Three years after the landmark pensions freedom reforms, the overhaul is widely seen as a success: large numbers of savers have taken advantage of new rules making it much simpler for them to draw an income directly from their savings in retirement, rather than having to buy an annuity. This is a more flexible arrangement and means savers can continue to invest their pension funds, hopefully securing further growth.
However, there is a black cloud on the horizon. The big advantage of an annuity is the guaranteed income it pays for life; by contrast, savers who decide to continue managing their pension funds in retirement, drawing down income and investing for growth, can’t be sure they won’t run out of money, particularly if financial markets disappoint. But while managing a retirement fund is therefore a crucially important and potentially difficult job, a study published this month by Zurich reveals that many savers are very inexperienced; one in three have never managed their own investments and almost half get no independent financial advice.
How do savers resolve this difficulty? Well, independent financial advice is definitely a good idea, but if you’re determined to take the lead in managing your pension fund, look for collective investment products that are well-suited to your needs. In particular, investment companies can work very well for savers managing a pension fund.
How investment companies can help provide income
The first reason to consider investment companies in retirement is that they generate income in a very dependable way. If you’re relying on your savings to generate a regular pension income, the uncertainties of financial markets can be unnerving. Investment companies, however, provide a means to smooth out these uncertainties.
This is because, unlike other collective funds, investment companies are allowed to build up reserve accounts. They hold back some income in better years in order to fund pay-outs in leaner times; for many funds, this facility has underpinned their ability to go on increasing dividends no matter what is happening in the broader market environment. Some funds now have a record of paying higher dividends every year for decades.
Moreover, investment companies recognise the growing demand for income. Many are able to make income distributions from capital or are seeking permission from shareholders for the right to do so. This has a downside – there will be less capital for the future – but can be a useful feature if income is your absolute priority.
Finally, many investment companies offer convenience when it comes to income payments, offering dividend payments on a quarterly or even monthly basis. More funds are moving to such payments, recognising the demand from pension savers for more regular distributions.
How investment companies can help secure capital
Of course, income in retirement is only one half of the equation. Savers also need to think hard about how to preserve – and even grow – their capital over the long term. Otherwise there won’t be a pot of savings to draw an income from in the future.
On pure capital performance, investment companies have a strong record. Long-term studies of comparable investment companies and other types of fund routinely find that the former tend to outperform. There are several explanations for this, but one important element is that investment companies have the ability to take on gearing. Borrowing money to add to your portfolio gives returns an additional boost when financial markets are rising, though works in the opposite way during down periods.

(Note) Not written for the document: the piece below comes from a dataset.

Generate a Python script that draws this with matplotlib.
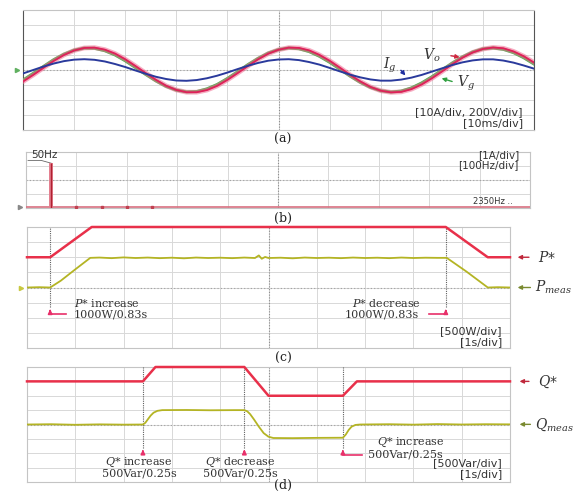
import numpy as np
import matplotlib
matplotlib.use("Agg")
import matplotlib.pyplot as plt

plt.rcParams["mathtext.fontset"] = "dejavuserif"

# ---- (a) grid voltage / output voltage / grid current, sampled every 0.2 div
t_wave = np.linspace(0, 10, 51)
vo = [-0.77, -0.33, 0.14, 0.60, 1.00, 1.30, 1.47, 1.49, 1.36, 1.10,
      0.72, 0.27, -0.20, -0.65, -1.05, -1.33, -1.48, -1.48, -1.34, -1.06,
      -0.66, -0.21, 0.26, 0.71, 1.09, 1.35, 1.49, 1.47, 1.31, 1.01,
      0.62, 0.16, -0.32, -0.76, -1.13, -1.38, -1.49, -1.46, -1.28, -0.97,
      -0.56, -0.10, 0.38, 0.82, 1.17, 1.40, 1.50, 1.45, 1.24, 0.92, 0.50]
vg = [-0.68, -0.23, 0.23, 0.68, 1.05, 1.32, 1.46, 1.45, 1.29, 1.01,
      0.62, 0.17, -0.29, -0.72, -1.09, -1.34, -1.46, -1.44, -1.26, -0.97,
      -0.57, -0.12, 0.35, 0.77, 1.13, 1.36, 1.47, 1.42, 1.23, 0.92,
      0.52, 0.06, -0.40, -0.82, -1.16, -1.38, -1.47, -1.41, -1.20, -0.87,
      -0.46, 0.00, 0.46, 0.87, 1.20, 1.41, 1.47, 1.38, 1.16, 0.82, 0.40]
ig = [-0.23, 0.00, 0.23, 0.43, 0.59, 0.69, 0.72, 0.68, 0.57, 0.40,
      0.20, -0.03, -0.25, -0.45, -0.60, -0.70, -0.72, -0.67, -0.55, -0.38,
      -0.17, 0.06, 0.28, 0.47, 0.62, 0.70, 0.72, 0.66, 0.53, 0.36,
      0.14, -0.09, -0.31, -0.49, -0.63, -0.71, -0.71, -0.64, -0.51, -0.33,
      -0.11, 0.11, 0.33, 0.51, 0.64, 0.71, 0.71, 0.63, 0.49, 0.30, 0.09]

# ---- (b) current spectrum (A), 100 Hz/div
harm_hz = [50, 100, 150, 200, 250]
harm_amp = [3.2, 0.08, 0.08, 0.08, 0.06]
spec_floor = 0.04

# ---- (c) active power step, div units (500 W/div, 1 s/div)
p_ref_t = [0, 0.48, 1.34, 8.67, 9.54, 10]
p_ref = [6, 6, 8, 8, 6, 6]
p_meas_t = [0, 0.25, 0.48, 0.7, 1.0, 1.31, 1.5, 1.75, 2.0, 2.25, 2.5, 2.75,
            3.0, 3.25, 3.5, 3.75, 4.0, 4.25, 4.5, 4.72, 4.8, 4.86, 4.93,
            5.0, 5.25, 5.5, 5.75, 6.0, 6.25, 6.5, 6.75, 7.0, 7.25, 7.5,
            7.75, 8.0, 8.25, 8.5, 8.69, 9.1, 9.54, 9.75, 10]
p_meas = [4.0, 4.02, 4.0, 4.45, 5.2, 5.96, 5.98, 5.94, 5.99, 5.95, 5.98, 5.94,
          5.97, 5.93, 5.98, 5.95, 5.97, 5.94, 5.98, 5.95, 6.12, 5.90, 6.02,
          5.95, 5.97, 5.93, 5.98, 5.95, 5.97, 5.94, 5.98, 5.95, 5.97, 5.94,
          5.98, 5.95, 5.97, 5.96, 5.96, 5.05, 4.0, 4.02, 4.0]
p_events = [p_ref_t[1], p_ref_t[3]]

# ---- (d) reactive power steps, div units (500 Var/div, 1 s/div)
q_ref_t = [0, 2.40, 2.66, 4.50, 5.00, 6.54, 6.83, 10]
q_ref = [7, 7, 8, 8, 6, 6, 7, 7]
q_meas_t = [0, 0.5, 1.0, 1.5, 2.0, 2.40, 2.45, 2.50, 2.56, 2.62, 2.70, 2.80,
            3.3, 3.8, 4.3, 4.50, 4.56, 4.62, 4.70, 4.80, 4.90, 5.00, 5.10,
            5.5, 6.0, 6.54, 6.60, 6.66, 6.72, 6.80, 6.90, 7.5, 8.0, 8.5,
            9.0, 9.5, 10]
q_meas = [4.0, 4.02, 3.98, 4.01, 3.99, 4.0, 4.12, 4.35, 4.62, 4.82, 4.95, 5.0,
          5.01, 4.99, 5.0, 5.0, 4.92, 4.72, 4.35, 3.85, 3.40, 3.15, 3.06,
          3.05, 3.07, 3.08, 3.30, 3.62, 3.85, 3.97, 4.0, 4.02, 3.99, 4.03,
          4.0, 4.02, 4.01]
q_events = [q_ref_t[1], q_ref_t[3], q_ref_t[5]]

RED = "#e8304a"
YEL = "#b4b424"
PINK = "#e8306a"
TXT = "#333333"
SERIF = "DejaVu Serif"
FS = 8

W, H = 573, 491
fig = plt.figure(figsize=(W / 100, H / 100), dpi=100)


def box(x0, y0, x1, y1):
    return [x0 / W, 1 - y1 / H, (x1 - x0) / W, (y1 - y0) / H]


def scope(ax, ylo, yhi):
    ax.set_xlim(0, 10)
    ax.set_ylim(ylo, yhi)
    ax.set_xticks(np.arange(0, 11))
    ax.set_yticks(np.arange(ylo, yhi + 1))
    ax.grid(True, color="#d8d8d8", lw=0.7)
    ax.tick_params(length=0, labelbottom=False, labelleft=False)
    for s in ax.spines.values():
        s.set_color("#c4c4c4")
        s.set_linewidth(0.8)
    ax.axvline(5, color="#8c8c8c", lw=0.8, ls=(0, (1, 1.5)))
    ax.axhline((ylo + yhi) / 2, color="#a0a0a0", lw=0.8, ls=(0, (1, 2)))


def arrow(ax, xy, xytext, color, lw=1.0):
    ax.annotate("", xy=xy, xytext=xytext, annotation_clip=False,
                arrowprops=dict(arrowstyle="-|>", color=color, lw=lw, mutation_scale=6))


ax_a = fig.add_axes(box(23, 10, 534, 130))
ax_b = fig.add_axes(box(26, 152, 530, 208))
ax_c = fig.add_axes(box(27, 227, 510, 348))
ax_d = fig.add_axes(box(27, 367, 510, 482))

# (a)
scope(ax_a, -4, 4)
for side in ("left", "right"):
    ax_a.spines[side].set_color("#555555")
    ax_a.spines[side].set_linestyle((0, (1, 1)))
ax_a.plot(t_wave, vg, color="#3cb84a", lw=2.2, zorder=3)
ax_a.plot(t_wave, vo, color="#f06a90", lw=3.4, alpha=0.55, zorder=4)
ax_a.plot(t_wave, vo, color="#e0205a", lw=1.3, zorder=5)
ax_a.plot(t_wave, ig, color="#2a3a9c", lw=1.4, zorder=6)
ax_a.text(7.83, 1.0, r"$V_o$", fontsize=10, color=TXT, va="center")
arrow(ax_a, (8.6, 0.82), (8.32, 0.98), "#d02840")
ax_a.text(7.05, 0.33, r"$I_g$", fontsize=10, color=TXT, va="center")
arrow(ax_a, (7.52, -0.5), (7.36, 0.12), "#2030a0")
ax_a.text(8.5, -0.9, r"$V_g$", fontsize=10, color=TXT, va="center")
arrow(ax_a, (8.14, -0.5), (8.45, -0.82), "#30a040")
ax_a.text(9.78, -2.83, "[10A/div, 200V/div]", fontsize=FS, color=TXT, ha="right", va="center")
ax_a.text(9.78, -3.57, "[10ms/div]", fontsize=FS, color=TXT, ha="right", va="center")
ax_a.plot([-0.12], [0], marker=">", ms=3, color="#60b060", clip_on=False)

# (b)
scope(ax_b, 0, 4)
harm_div = [f / 100 for f in harm_hz]
ax_b.plot([0, 10], [spec_floor, spec_floor], color="#d87080", lw=1.2, zorder=3)
ax_b.bar(harm_div[:1], harm_amp[:1], width=0.07, color="#e48090", zorder=4)
ax_b.vlines(harm_div[:1], 0, harm_amp[:1], color="#b02030", lw=1.0, zorder=5)
ax_b.plot(harm_div[1:], harm_amp[1:], "s", ms=1.6, color="#c04050", zorder=5)
ax_b.text(0.1, 3.75, "50Hz", fontsize=7.5, color=TXT, va="center")
ax_b.plot([0.04, 0.3, harm_div[0]], [3.4, 3.4, harm_amp[0]], color="#666666", lw=0.6)
ax_b.text(9.78, 3.8, "[1A/div]", fontsize=7.5, color=TXT, ha="right", va="center")
ax_b.text(9.78, 3.04, "[100Hz/div]", fontsize=7.5, color=TXT, ha="right", va="center")
ax_b.text(9.66, 0.45, "2350Hz ..", fontsize=6, color=TXT, ha="right", va="center")
ax_b.plot([-0.12], [spec_floor], marker=">", ms=3, color="#888888", clip_on=False)

# (c)
scope(ax_c, 0, 8)
ax_c.plot(p_ref_t, p_ref, color=RED, lw=1.8, clip_on=False, zorder=5)
ax_c.plot(p_meas_t, p_meas, color=YEL, lw=1.3, zorder=4)
for x in p_events:
    ax_c.plot([x, x], [2.7, 8], color="#606060", lw=0.8, ls=(0, (1, 1)), zorder=3)
    arrow(ax_c, (x, 2.75), (x, 2.2), PINK, lw=1.2)
ax_c.plot([p_events[0], p_events[0] + 0.32], [2.22, 2.22], color=PINK, lw=1.2)
ax_c.plot([p_events[1] - 0.34, p_events[1]], [2.22, 2.22], color=PINK, lw=1.2)
ax_c.text(0.97, 2.97, r"$P$* increase", fontsize=FS, family=SERIF, color=TXT, va="center")
ax_c.text(0.97, 2.22, "1000W/0.83s", fontsize=FS, family=SERIF, color=TXT, va="center")
ax_c.text(8.15, 2.97, r"$P$* decrease", fontsize=FS, family=SERIF, color=TXT,
          ha="right", va="center")
ax_c.text(8.12, 2.22, "1000W/0.83s", fontsize=FS, family=SERIF, color=TXT,
          ha="right", va="center")
ax_c.text(9.83, 1.12, "[500W/div]", fontsize=FS, color=TXT, ha="right", va="center")
ax_c.text(9.83, 0.4, "[1s/div]", fontsize=FS, color=TXT, ha="right", va="center")
arrow(ax_c, (10.1, p_ref[-1]), (10.45, p_ref[-1]), "#c0283c")
ax_c.text(10.58, p_ref[-1], r"$P$*", fontsize=10, color=TXT, va="center")
arrow(ax_c, (10.1, p_meas[-1]), (10.48, p_meas[-1]), "#7a8a30")
ax_c.text(10.52, p_meas[-1], r"$P_{meas}$", fontsize=10, color=TXT, va="center")
ax_c.plot([-0.12], [p_meas[0]], marker=">", ms=3, color="#c8c840", clip_on=False)

# (d)
scope(ax_d, 0, 8)
ax_d.plot(q_ref_t, q_ref, color=RED, lw=1.8, clip_on=False, zorder=5)
ax_d.plot(q_meas_t, q_meas, color=YEL, lw=1.3, zorder=4)
for x in q_events:
    ax_d.plot([x, x], [2.4, 8], color="#606060", lw=0.8, ls=(0, (1, 1)), zorder=3)
    arrow(ax_d, (x, 2.45), (x, 1.88), PINK, lw=1.2)
ax_d.plot([q_events[2], q_events[2] + 0.4], [1.9, 1.9], color=PINK, lw=1.2)
for x, word in zip(q_events[:2], ["increase", "decrease"]):
    ax_d.text(x - 0.08, 1.37, r"$Q$* " + word, fontsize=FS, family=SERIF,
              color=TXT, ha="center", va="center")
    ax_d.text(x - 0.08, 0.58, "500Var/0.25s", fontsize=FS, family=SERIF,
              color=TXT, ha="center", va="center")
ax_d.text(7.24, 2.72, r"$Q$* increase", fontsize=FS, family=SERIF, color=TXT, va="center")
ax_d.text(7.05, 1.93, "500Var/0.25s", fontsize=FS, family=SERIF, color=TXT, va="center")
ax_d.text(9.83, 1.3, "[500Var/div]", fontsize=FS, color=TXT, ha="right", va="center")
ax_d.text(9.83, 0.54, "[1s/div]", fontsize=FS, color=TXT, ha="right", va="center")
arrow(ax_d, (10.14, q_ref[-1]), (10.45, q_ref[-1]), "#c0283c")
ax_d.text(10.58, q_ref[-1], r"$Q$*", fontsize=10, color=TXT, va="center")
arrow(ax_d, (10.14, q_meas[-1]), (10.48, q_meas[-1]), "#7a8a30")
ax_d.text(10.52, q_meas[-1], r"$Q_{meas}$", fontsize=10, color=TXT, va="center")

# sub-figure captions
for lab, y in [("(a)", 139), ("(b)", 218), ("(c)", 358), ("(d)", 485)]:
    fig.text(283 / W, 1 - y / H, lab, fontsize=9, family=SERIF,
             ha="center", va="center", color="#222222")

fig.savefig("out.png", dpi=100)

As for capital preservation, the breadth of the investment companies sector provides a means with which to diversify your pool of savings – across stock markets, certainly, but also into other types of asset that can provide protection, including property, debt and infrastructure. Investment companies find it more straightforward to invest in these asset classes because of their structures.
Alternatively, several investment companies aim to provide a one-stop-shop for investors looking to spread their bets, investing in a broad range of assets within the same fund.
This is not to suggest that investment companies are right for all savers in retirement, or that they should be the only type of fund in your pension pot. However, the sector does represent an excellent fit for the priorities of most savers who choose not to purchase an annuity – access to dependable income and long-term capital preservation and growth.